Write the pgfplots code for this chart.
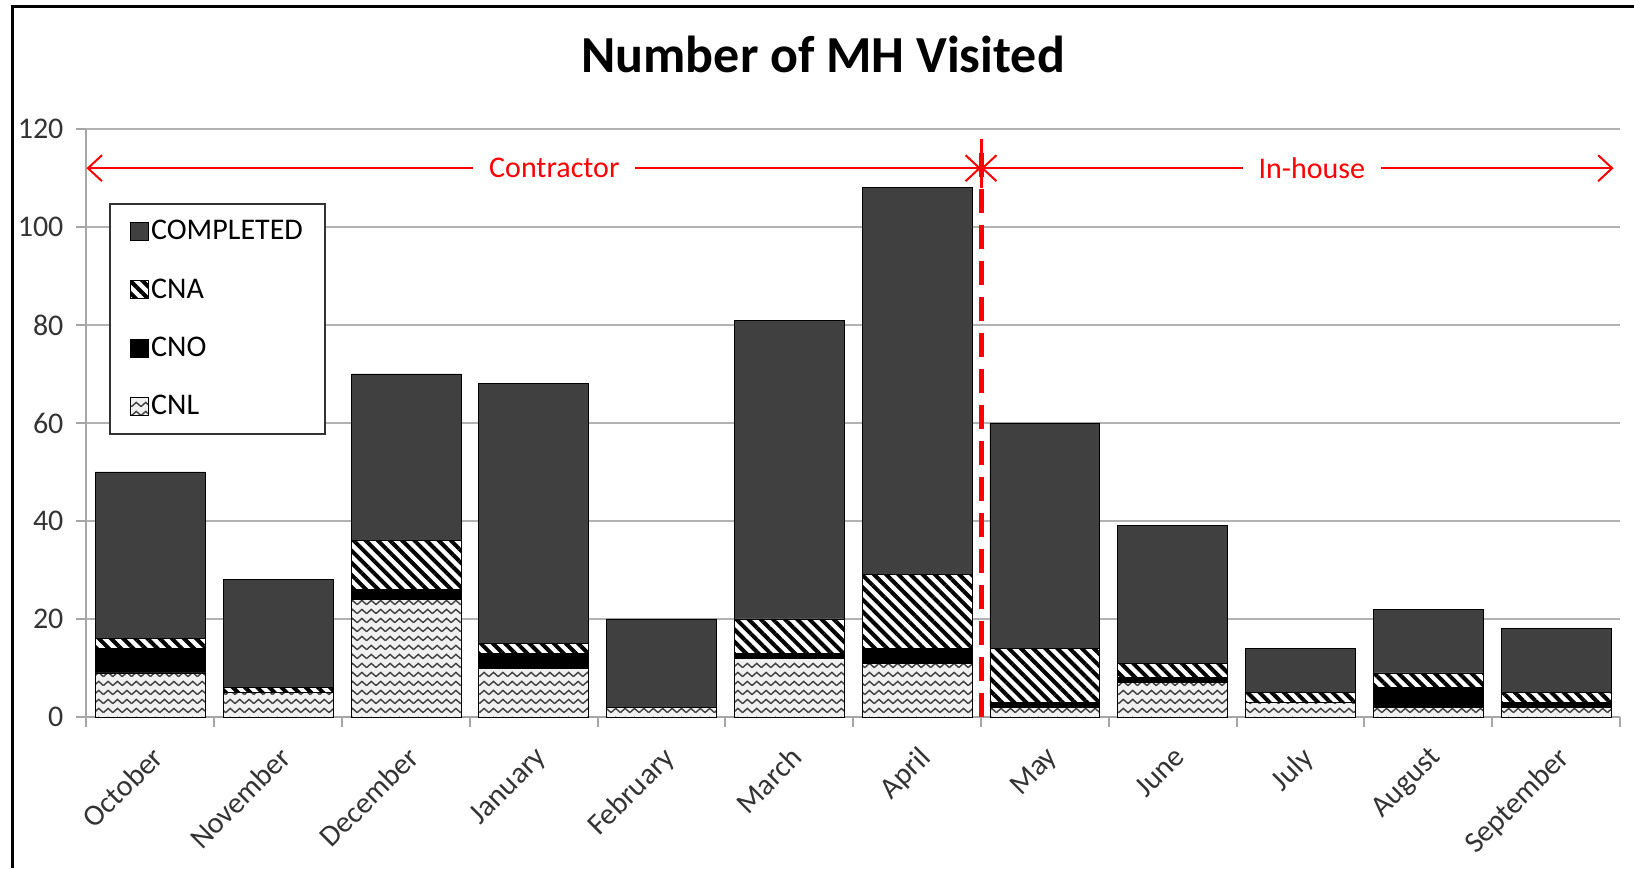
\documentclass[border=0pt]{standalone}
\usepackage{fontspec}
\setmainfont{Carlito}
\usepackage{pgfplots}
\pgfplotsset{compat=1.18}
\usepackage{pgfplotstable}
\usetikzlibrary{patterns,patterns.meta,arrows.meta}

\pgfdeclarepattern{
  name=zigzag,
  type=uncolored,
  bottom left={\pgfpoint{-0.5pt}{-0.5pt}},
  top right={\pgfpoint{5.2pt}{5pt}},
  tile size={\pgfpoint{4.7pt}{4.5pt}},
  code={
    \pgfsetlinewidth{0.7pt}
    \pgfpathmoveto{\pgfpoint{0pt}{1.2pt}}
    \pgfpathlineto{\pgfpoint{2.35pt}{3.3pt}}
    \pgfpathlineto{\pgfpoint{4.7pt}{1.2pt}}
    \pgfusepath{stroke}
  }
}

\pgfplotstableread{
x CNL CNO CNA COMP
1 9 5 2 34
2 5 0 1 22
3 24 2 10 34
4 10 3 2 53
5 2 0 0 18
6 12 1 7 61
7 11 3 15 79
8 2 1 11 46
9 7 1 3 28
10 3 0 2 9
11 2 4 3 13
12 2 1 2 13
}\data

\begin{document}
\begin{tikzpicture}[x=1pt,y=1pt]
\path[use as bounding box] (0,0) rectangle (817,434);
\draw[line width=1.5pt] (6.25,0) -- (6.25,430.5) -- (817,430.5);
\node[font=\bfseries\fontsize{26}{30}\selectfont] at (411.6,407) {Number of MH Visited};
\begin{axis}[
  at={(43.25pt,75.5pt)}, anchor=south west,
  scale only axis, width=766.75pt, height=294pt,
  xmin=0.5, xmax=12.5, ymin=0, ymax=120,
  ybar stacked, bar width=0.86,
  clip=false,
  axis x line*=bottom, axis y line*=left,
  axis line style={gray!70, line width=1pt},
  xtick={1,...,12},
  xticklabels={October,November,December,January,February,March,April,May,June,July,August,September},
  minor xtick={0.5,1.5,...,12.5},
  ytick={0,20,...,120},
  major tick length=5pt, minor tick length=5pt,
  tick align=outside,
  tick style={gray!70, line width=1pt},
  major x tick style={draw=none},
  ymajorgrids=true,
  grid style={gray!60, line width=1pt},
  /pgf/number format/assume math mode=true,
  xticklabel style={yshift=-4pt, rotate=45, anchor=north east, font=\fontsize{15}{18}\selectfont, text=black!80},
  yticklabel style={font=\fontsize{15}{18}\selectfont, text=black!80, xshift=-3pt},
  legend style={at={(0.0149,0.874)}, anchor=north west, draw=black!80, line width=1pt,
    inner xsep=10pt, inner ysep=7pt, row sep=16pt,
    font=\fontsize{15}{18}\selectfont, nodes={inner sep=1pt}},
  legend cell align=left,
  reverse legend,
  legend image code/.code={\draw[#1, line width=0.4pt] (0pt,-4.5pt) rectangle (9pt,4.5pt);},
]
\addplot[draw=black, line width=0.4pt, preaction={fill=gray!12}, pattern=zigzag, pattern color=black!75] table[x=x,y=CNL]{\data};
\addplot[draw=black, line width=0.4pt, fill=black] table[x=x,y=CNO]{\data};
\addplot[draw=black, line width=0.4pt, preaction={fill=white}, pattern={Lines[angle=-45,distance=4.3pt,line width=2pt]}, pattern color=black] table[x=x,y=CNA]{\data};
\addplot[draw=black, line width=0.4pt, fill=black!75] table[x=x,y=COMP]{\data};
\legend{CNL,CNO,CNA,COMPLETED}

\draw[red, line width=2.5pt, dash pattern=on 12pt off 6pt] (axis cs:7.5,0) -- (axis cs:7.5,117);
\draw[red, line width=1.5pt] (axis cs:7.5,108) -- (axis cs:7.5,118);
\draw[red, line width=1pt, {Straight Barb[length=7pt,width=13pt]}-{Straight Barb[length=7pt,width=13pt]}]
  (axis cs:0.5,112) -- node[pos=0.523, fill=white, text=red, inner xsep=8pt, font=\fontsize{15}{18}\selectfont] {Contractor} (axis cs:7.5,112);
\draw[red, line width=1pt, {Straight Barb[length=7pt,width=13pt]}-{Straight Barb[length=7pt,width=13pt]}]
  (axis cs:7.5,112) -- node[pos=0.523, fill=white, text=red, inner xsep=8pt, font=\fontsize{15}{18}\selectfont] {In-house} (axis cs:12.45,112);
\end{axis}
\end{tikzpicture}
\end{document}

----

Write out every line above exactly as it is, leaving out the pictures.

## WRITTEN ANSWER
Write the pgfplots code for this chart.
\documentclass[border=0pt]{standalone}
\usepackage{fontspec}
\setmainfont{Carlito}
\usepackage{pgfplots}
\pgfplotsset{compat=1.18}
\usepackage{pgfplotstable}
\usetikzlibrary{patterns,patterns.meta,arrows.meta}

\pgfdeclarepattern{
  name=zigzag,
  type=uncolored,
  bottom left={\pgfpoint{-0.5pt}{-0.5pt}},
  top right={\pgfpoint{5.2pt}{5pt}},
  tile size={\pgfpoint{4.7pt}{4.5pt}},
  code={
    \pgfsetlinewidth{0.7pt}
    \pgfpathmoveto{\pgfpoint{0pt}{1.2pt}}
    \pgfpathlineto{\pgfpoint{2.35pt}{3.3pt}}
    \pgfpathlineto{\pgfpoint{4.7pt}{1.2pt}}
    \pgfusepath{stroke}
  }
}

\pgfplotstableread{
x CNL CNO CNA COMP
1 9 5 2 34
2 5 0 1 22
3 24 2 10 34
4 10 3 2 53
5 2 0 0 18
6 12 1 7 61
7 11 3 15 79
8 2 1 11 46
9 7 1 3 28
10 3 0 2 9
11 2 4 3 13
12 2 1 2 13
}\data

\begin{document}
\begin{tikzpicture}[x=1pt,y=1pt]
\path[use as bounding box] (0,0) rectangle (817,434);
\draw[line width=1.5pt] (6.25,0) -- (6.25,430.5) -- (817,430.5);
\node[font=\bfseries\fontsize{26}{30}\selectfont] at (411.6,407) {Number of MH Visited};
\begin{axis}[
  at={(43.25pt,75.5pt)}, anchor=south west,
  scale only axis, width=766.75pt, height=294pt,
  xmin=0.5, xmax=12.5, ymin=0, ymax=120,
  ybar stacked, bar width=0.86,
  clip=false,
  axis x line*=bottom, axis y line*=left,
  axis line style={gray!70, line width=1pt},
  xtick={1,...,12},
  xticklabels={October,November,December,January,February,March,April,May,June,July,August,September},
  minor xtick={0.5,1.5,...,12.5},
  ytick={0,20,...,120},
  major tick length=5pt, minor tick length=5pt,
  tick align=outside,
  tick style={gray!70, line width=1pt},
  major x tick style={draw=none},
  ymajorgrids=true,
  grid style={gray!60, line width=1pt},
  /pgf/number format/assume math mode=true,
  xticklabel style={yshift=-4pt, rotate=45, anchor=north east, font=\fontsize{15}{18}\selectfont, text=black!80},
  yticklabel style={font=\fontsize{15}{18}\selectfont, text=black!80, xshift=-3pt},
  legend style={at={(0.0149,0.874)}, anchor=north west, draw=black!80, line width=1pt,
    inner xsep=10pt, inner ysep=7pt, row sep=16pt,
    font=\fontsize{15}{18}\selectfont, nodes={inner sep=1pt}},
  legend cell align=left,
  reverse legend,
  legend image code/.code={\draw[#1, line width=0.4pt] (0pt,-4.5pt) rectangle (9pt,4.5pt);},
]
\addplot[draw=black, line width=0.4pt, preaction={fill=gray!12}, pattern=zigzag, pattern color=black!75] table[x=x,y=CNL]{\data};
\addplot[draw=black, line width=0.4pt, fill=black] table[x=x,y=CNO]{\data};
\addplot[draw=black, line width=0.4pt, preaction={fill=white}, pattern={Lines[angle=-45,distance=4.3pt,line width=2pt]}, pattern color=black] table[x=x,y=CNA]{\data};
\addplot[draw=black, line width=0.4pt, fill=black!75] table[x=x,y=COMP]{\data};
\legend{CNL,CNO,CNA,COMPLETED}

\draw[red, line width=2.5pt, dash pattern=on 12pt off 6pt] (axis cs:7.5,0) -- (axis cs:7.5,117);
\draw[red, line width=1.5pt] (axis cs:7.5,108) -- (axis cs:7.5,118);
\draw[red, line width=1pt, {Straight Barb[length=7pt,width=13pt]}-{Straight Barb[length=7pt,width=13pt]}]
  (axis cs:0.5,112) -- node[pos=0.523, fill=white, text=red, inner xsep=8pt, font=\fontsize{15}{18}\selectfont] {Contractor} (axis cs:7.5,112);
\draw[red, line width=1pt, {Straight Barb[length=7pt,width=13pt]}-{Straight Barb[length=7pt,width=13pt]}]
  (axis cs:7.5,112) -- node[pos=0.523, fill=white, text=red, inner xsep=8pt, font=\fontsize{15}{18}\selectfont] {In-house} (axis cs:12.45,112);
\end{axis}
\end{tikzpicture}
\end{document}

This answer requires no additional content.